The fairest and most effective way to redistribute wealth is for the Chancellor to allow more people to keep more of their own money and allow them to spend it in the way they choose. Yet they can only spend money if they earn money – with a job. Raising taxes and high income taxes are a barrier to job creation, market liquidity, and growth in the wider economy. No amount of credit easing can replace the market demand created by Britain’s free market battalions.
If the Chancellor continues to increase taxes on Britain’s struggling middle earners he will be in danger of turning back the clock to the fiscal mistakes of the past. That is why, if the economy is to grow at any meaningful rate, the government must reward aspiration - not penalise it.
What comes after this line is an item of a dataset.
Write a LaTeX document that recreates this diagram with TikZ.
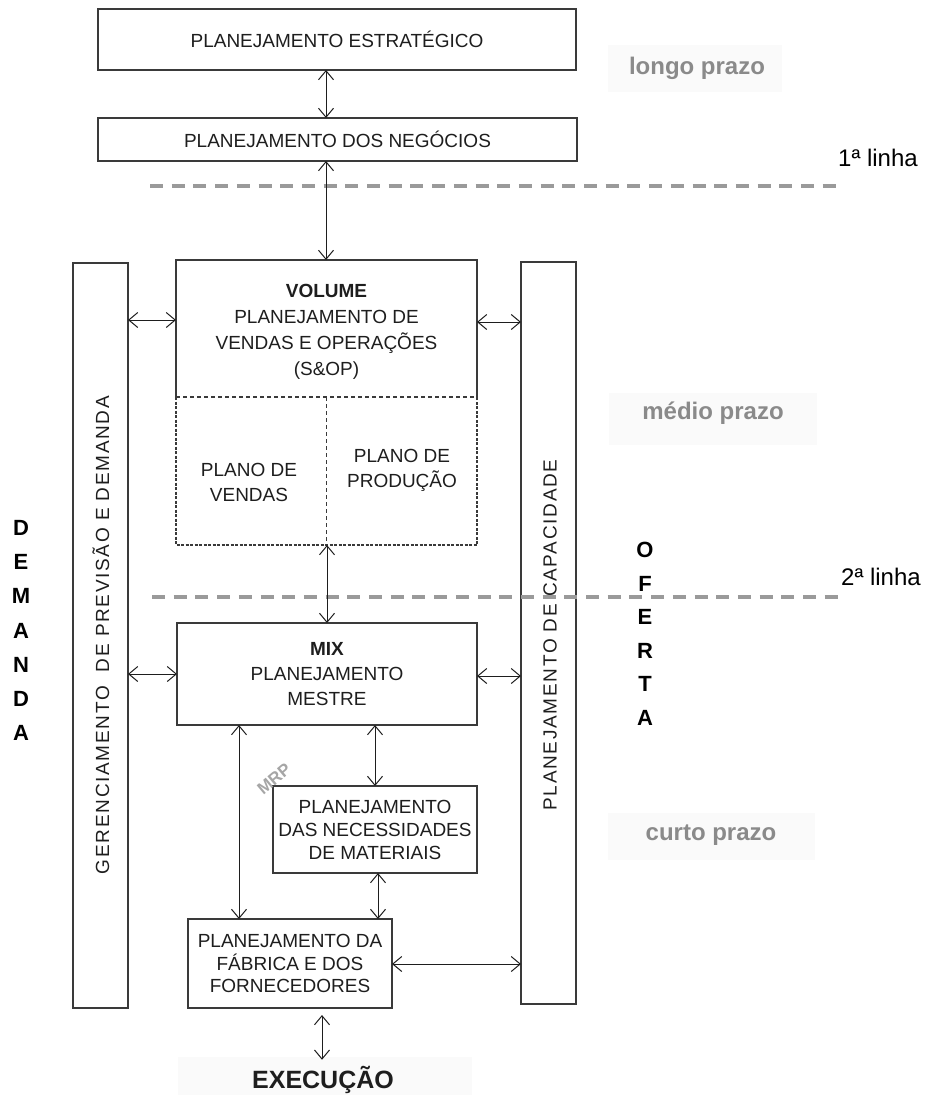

Wherever they reside, Britons share a common vision to live in security, freedom, and prosperity. That is why given the choice between shrinking the size of government, and reducing central expenditure more quickly, or lowering employer and employee taxes, the vast majority of Britons want the government to cut taxes.
On Wednesday the Chancellor needs to place the Budget on the ‘scales of fairness’ and ensure the scales weigh in favour of Britain’s hard working middle earners and job creators.
Following all the Presidential ‘bon ami’ and important foreign policy exchanges, I hope the Prime Minister and the Chancellor both found time to reflect on how America’s competitive employee and employer tax rates are once again growing jobs, boosting confidence, attracting investment, and moving America out of recession.
This week’s Budget must show the government are serious about unlocking individual and national aspiration. That is why they must stand up for the British Dream.